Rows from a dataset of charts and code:

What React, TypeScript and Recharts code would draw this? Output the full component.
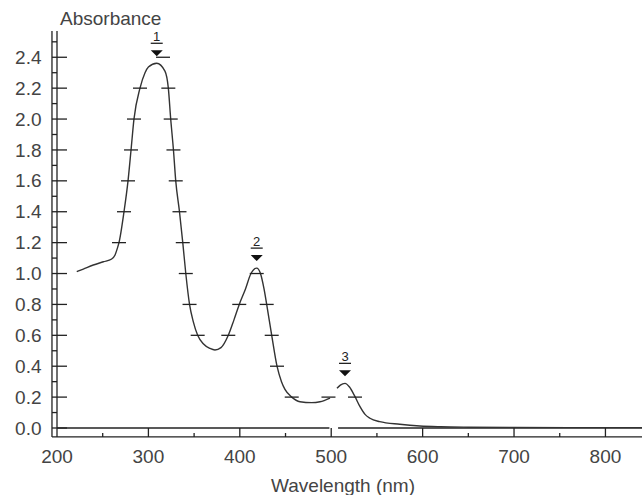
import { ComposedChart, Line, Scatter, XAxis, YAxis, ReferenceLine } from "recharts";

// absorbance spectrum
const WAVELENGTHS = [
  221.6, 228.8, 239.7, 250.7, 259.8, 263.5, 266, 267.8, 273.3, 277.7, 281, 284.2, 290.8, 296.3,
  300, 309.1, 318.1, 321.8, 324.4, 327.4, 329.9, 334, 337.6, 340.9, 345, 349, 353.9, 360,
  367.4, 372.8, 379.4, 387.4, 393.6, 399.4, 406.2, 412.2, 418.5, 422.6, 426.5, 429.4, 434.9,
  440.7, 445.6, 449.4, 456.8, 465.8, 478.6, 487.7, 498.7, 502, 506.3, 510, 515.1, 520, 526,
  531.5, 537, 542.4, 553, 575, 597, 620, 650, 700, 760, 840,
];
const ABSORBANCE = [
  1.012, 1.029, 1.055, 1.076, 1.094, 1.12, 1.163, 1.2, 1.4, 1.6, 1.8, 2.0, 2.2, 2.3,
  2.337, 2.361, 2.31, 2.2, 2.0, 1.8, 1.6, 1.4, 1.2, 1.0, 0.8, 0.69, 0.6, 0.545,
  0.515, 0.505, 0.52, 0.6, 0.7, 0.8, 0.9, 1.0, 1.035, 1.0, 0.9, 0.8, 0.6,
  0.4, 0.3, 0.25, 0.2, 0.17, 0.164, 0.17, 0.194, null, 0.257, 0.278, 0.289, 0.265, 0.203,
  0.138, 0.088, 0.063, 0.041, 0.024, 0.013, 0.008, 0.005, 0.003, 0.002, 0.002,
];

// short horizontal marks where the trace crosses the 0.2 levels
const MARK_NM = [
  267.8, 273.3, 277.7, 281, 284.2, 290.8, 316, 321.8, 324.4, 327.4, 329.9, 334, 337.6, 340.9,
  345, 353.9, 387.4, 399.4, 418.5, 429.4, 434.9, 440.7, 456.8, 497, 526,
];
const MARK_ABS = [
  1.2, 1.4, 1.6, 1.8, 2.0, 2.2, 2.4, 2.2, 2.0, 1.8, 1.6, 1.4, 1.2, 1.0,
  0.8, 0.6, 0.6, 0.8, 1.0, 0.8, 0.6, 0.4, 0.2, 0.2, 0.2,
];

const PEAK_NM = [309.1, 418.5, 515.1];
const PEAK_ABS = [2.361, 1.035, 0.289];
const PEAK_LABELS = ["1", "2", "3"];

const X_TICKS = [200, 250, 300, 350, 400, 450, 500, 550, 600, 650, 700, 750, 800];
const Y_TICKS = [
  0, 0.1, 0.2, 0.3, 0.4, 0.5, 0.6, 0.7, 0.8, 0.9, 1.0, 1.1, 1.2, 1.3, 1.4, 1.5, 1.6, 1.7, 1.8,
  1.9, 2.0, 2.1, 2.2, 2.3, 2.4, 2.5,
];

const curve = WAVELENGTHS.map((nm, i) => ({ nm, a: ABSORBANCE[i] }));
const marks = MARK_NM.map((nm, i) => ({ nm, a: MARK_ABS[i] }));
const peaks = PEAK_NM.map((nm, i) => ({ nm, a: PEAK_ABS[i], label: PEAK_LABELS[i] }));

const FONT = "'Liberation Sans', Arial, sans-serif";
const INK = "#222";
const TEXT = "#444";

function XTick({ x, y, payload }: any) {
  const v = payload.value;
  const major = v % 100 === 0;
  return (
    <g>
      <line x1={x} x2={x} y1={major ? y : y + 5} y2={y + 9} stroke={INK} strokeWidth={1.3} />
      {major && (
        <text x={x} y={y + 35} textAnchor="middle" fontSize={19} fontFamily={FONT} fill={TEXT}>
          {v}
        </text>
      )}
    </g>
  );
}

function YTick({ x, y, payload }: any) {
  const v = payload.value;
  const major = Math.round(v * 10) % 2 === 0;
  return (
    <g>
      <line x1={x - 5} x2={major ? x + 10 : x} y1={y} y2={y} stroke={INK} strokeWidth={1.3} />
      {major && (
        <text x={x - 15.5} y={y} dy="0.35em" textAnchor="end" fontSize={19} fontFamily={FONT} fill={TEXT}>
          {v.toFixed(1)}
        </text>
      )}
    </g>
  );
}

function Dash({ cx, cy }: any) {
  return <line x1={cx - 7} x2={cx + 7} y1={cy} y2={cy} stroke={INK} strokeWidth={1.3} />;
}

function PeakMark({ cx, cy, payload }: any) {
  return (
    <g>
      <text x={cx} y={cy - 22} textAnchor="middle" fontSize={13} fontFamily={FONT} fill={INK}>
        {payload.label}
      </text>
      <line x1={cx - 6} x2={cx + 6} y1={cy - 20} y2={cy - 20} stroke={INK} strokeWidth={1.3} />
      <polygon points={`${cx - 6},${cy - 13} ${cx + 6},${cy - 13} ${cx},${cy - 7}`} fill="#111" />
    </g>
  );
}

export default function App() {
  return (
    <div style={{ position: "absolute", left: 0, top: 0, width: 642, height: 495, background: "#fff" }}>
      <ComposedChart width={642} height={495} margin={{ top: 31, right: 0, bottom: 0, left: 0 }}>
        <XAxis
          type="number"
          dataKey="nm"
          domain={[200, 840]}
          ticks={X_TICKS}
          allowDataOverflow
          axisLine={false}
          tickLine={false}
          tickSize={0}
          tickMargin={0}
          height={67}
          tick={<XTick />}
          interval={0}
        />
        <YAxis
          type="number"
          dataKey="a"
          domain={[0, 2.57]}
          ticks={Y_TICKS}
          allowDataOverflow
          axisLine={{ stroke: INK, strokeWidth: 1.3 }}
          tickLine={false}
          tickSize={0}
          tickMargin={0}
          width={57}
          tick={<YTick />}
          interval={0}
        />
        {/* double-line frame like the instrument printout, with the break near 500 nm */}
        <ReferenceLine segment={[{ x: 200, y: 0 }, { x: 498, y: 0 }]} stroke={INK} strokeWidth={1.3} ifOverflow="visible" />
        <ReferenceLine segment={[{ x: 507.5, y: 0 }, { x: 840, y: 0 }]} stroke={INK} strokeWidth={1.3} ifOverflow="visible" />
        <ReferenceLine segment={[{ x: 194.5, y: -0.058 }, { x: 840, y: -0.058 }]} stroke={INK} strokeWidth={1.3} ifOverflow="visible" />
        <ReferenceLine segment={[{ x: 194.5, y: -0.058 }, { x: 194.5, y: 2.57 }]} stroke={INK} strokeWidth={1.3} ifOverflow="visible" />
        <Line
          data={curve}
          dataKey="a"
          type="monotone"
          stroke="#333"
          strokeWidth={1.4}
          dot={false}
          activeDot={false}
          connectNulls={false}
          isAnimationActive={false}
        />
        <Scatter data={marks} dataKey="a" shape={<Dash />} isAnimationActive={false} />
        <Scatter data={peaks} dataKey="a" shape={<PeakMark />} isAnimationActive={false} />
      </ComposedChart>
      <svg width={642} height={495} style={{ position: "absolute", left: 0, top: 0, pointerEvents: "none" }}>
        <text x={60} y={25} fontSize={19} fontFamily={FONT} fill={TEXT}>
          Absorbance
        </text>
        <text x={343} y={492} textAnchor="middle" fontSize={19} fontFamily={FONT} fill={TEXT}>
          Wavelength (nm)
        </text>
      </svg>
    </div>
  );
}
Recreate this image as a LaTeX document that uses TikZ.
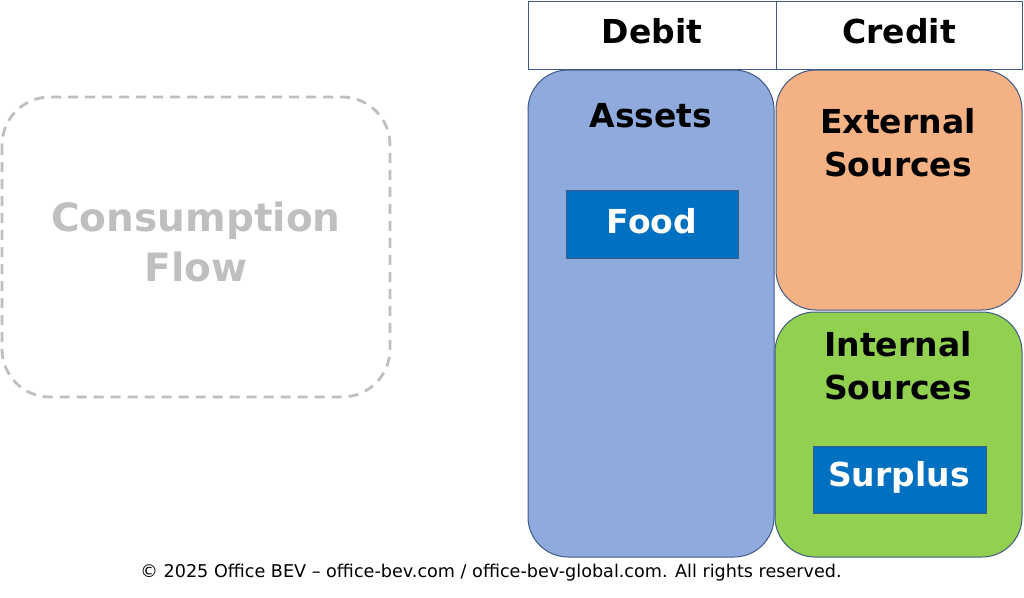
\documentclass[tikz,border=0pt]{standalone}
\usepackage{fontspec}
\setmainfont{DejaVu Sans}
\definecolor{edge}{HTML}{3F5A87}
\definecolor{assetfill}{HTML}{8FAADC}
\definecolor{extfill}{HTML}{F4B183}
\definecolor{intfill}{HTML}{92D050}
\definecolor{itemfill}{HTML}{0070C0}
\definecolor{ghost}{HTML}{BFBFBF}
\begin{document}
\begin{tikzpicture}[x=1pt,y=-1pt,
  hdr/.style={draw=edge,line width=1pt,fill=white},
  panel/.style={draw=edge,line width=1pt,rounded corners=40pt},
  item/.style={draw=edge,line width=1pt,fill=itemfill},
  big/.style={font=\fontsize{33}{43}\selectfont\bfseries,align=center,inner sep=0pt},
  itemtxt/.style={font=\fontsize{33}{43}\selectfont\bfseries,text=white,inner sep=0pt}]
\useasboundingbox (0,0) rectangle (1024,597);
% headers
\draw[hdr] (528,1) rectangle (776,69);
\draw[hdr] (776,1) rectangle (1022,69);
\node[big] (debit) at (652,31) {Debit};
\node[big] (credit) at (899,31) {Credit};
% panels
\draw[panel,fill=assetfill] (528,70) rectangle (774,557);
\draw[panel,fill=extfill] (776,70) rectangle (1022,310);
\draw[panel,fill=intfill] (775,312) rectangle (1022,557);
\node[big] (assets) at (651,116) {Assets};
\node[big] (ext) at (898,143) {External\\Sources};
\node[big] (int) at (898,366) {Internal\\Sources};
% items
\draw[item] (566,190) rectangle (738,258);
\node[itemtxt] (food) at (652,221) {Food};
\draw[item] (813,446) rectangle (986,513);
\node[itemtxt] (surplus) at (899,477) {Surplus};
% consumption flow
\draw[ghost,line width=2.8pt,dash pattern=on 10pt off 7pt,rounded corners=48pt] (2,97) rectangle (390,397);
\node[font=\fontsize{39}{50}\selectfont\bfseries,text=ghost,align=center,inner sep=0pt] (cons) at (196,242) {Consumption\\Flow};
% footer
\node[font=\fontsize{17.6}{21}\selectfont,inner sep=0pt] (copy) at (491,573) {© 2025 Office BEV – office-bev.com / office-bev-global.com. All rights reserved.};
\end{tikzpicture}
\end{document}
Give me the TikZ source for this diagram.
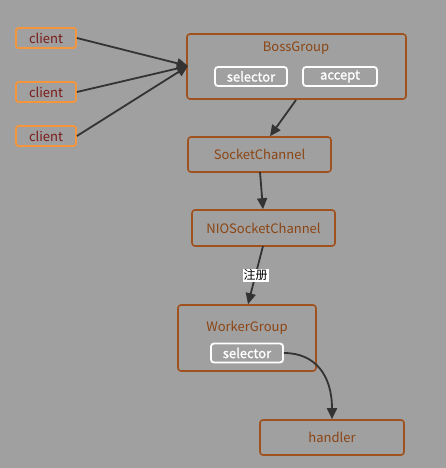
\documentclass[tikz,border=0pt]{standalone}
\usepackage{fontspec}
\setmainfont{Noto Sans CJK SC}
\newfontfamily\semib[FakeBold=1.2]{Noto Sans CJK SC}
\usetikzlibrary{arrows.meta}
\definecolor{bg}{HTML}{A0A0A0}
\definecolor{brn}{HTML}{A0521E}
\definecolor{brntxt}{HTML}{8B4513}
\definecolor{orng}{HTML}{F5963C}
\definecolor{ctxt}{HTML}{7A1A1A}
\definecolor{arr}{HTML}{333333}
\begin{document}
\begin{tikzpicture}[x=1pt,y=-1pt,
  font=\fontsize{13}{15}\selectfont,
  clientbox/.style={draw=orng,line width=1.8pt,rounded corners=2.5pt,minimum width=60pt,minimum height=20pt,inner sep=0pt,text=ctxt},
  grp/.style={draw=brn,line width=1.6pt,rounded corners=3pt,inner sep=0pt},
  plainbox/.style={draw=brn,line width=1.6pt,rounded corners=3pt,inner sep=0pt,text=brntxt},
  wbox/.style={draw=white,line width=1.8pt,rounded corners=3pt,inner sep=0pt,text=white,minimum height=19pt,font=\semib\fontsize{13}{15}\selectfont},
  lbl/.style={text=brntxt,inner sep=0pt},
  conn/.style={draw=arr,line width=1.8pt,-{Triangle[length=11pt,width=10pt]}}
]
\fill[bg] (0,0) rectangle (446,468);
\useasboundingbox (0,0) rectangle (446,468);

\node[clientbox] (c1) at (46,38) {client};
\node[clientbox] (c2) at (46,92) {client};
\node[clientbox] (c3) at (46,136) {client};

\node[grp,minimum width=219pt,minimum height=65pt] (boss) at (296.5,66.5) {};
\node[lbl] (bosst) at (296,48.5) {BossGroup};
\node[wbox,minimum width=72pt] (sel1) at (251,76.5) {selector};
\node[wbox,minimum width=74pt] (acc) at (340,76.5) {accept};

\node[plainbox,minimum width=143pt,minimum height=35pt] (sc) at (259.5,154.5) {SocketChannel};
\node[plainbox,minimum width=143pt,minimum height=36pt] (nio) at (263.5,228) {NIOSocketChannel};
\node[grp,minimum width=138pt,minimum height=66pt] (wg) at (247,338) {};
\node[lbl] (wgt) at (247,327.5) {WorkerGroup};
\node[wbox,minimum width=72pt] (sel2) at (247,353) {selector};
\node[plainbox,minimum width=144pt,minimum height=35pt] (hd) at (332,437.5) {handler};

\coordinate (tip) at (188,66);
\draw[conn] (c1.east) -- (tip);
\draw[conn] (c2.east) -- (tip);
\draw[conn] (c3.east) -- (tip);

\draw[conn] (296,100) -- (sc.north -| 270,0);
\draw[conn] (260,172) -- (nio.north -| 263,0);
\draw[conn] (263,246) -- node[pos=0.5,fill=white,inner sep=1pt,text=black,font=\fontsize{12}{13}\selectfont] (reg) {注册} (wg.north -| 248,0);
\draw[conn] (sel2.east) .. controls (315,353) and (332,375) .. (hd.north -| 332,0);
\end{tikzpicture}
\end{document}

TASK DETAILS: Return all lines containing the word "this".

ANSWER TO THE PROBLEM:
What React, TypeScript and Recharts code would draw this? Output the full component.
Recreate this image as a LaTeX document that uses TikZ.
Give me the TikZ source for this diagram.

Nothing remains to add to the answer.